§ **AIM OF THE EXERCISE**: Output the first line of the listing and each line after it, up to and including the line that contains "var green = '#00965e';", exactly as written, minus the pictures.

--- Start GIVEN DATA ---

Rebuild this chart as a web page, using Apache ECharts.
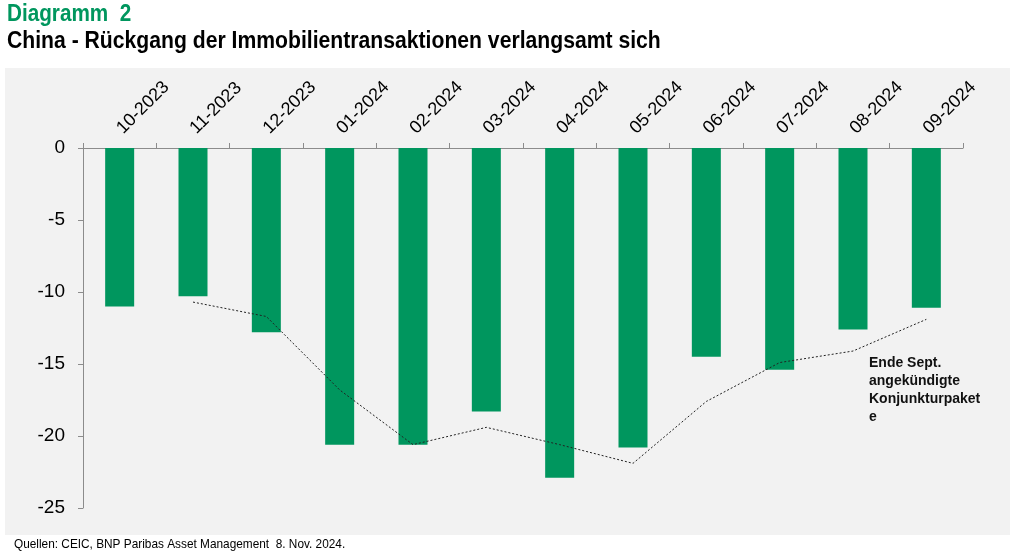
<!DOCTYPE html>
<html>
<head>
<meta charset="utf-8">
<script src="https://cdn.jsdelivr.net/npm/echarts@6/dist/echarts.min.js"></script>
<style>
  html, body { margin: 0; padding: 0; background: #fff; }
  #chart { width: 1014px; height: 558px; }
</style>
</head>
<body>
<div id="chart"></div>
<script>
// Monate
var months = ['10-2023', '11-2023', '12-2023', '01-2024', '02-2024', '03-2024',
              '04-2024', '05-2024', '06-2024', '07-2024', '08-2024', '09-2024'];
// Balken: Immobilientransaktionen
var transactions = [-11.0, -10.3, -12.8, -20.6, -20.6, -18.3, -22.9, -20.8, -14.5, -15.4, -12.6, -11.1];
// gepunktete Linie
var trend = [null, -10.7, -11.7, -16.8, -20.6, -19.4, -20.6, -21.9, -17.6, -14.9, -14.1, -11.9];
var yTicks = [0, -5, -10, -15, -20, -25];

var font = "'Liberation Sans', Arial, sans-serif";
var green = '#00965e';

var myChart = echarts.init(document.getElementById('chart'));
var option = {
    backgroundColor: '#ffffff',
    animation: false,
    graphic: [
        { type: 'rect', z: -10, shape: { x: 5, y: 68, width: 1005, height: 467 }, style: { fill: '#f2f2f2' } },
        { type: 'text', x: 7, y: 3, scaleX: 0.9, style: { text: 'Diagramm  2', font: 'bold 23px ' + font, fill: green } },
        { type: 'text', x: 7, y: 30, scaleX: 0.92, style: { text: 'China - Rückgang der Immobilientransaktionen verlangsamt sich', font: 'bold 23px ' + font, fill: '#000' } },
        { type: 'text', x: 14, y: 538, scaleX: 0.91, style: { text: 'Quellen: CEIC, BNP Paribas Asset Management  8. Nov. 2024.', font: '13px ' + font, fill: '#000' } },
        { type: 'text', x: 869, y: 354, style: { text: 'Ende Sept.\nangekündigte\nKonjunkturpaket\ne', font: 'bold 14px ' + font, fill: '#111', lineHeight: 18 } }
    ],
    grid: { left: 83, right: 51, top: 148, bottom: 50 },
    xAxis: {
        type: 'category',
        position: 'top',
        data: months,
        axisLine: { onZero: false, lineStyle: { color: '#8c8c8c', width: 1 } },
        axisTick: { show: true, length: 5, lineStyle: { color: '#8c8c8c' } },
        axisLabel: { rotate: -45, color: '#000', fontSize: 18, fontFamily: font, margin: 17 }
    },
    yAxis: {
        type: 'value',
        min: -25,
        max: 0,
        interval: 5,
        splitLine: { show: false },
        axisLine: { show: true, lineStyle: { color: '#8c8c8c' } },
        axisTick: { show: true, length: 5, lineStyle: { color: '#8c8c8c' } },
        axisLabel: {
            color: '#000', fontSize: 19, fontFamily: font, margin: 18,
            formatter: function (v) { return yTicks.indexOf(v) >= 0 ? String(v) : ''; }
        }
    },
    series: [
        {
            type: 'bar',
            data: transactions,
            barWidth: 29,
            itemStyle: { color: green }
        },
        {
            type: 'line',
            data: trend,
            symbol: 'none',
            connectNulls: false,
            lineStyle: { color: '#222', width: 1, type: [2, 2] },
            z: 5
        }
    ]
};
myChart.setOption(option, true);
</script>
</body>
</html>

--- End GIVEN DATA ---

§ **REPLY**:
Rebuild this chart as a web page, using Apache ECharts.
<!DOCTYPE html>
<html>
<head>
<meta charset="utf-8">
<script src="https://cdn.jsdelivr.net/npm/echarts@6/dist/echarts.min.js"></script>
<style>
  html, body { margin: 0; padding: 0; background: #fff; }
  #chart { width: 1014px; height: 558px; }
</style>
</head>
<body>
<div id="chart"></div>
<script>
// Monate
var months = ['10-2023', '11-2023', '12-2023', '01-2024', '02-2024', '03-2024',
              '04-2024', '05-2024', '06-2024', '07-2024', '08-2024', '09-2024'];
// Balken: Immobilientransaktionen
var transactions = [-11.0, -10.3, -12.8, -20.6, -20.6, -18.3, -22.9, -20.8, -14.5, -15.4, -12.6, -11.1];
// gepunktete Linie
var trend = [null, -10.7, -11.7, -16.8, -20.6, -19.4, -20.6, -21.9, -17.6, -14.9, -14.1, -11.9];
var yTicks = [0, -5, -10, -15, -20, -25];

var font = "'Liberation Sans', Arial, sans-serif";
var green = '#00965e';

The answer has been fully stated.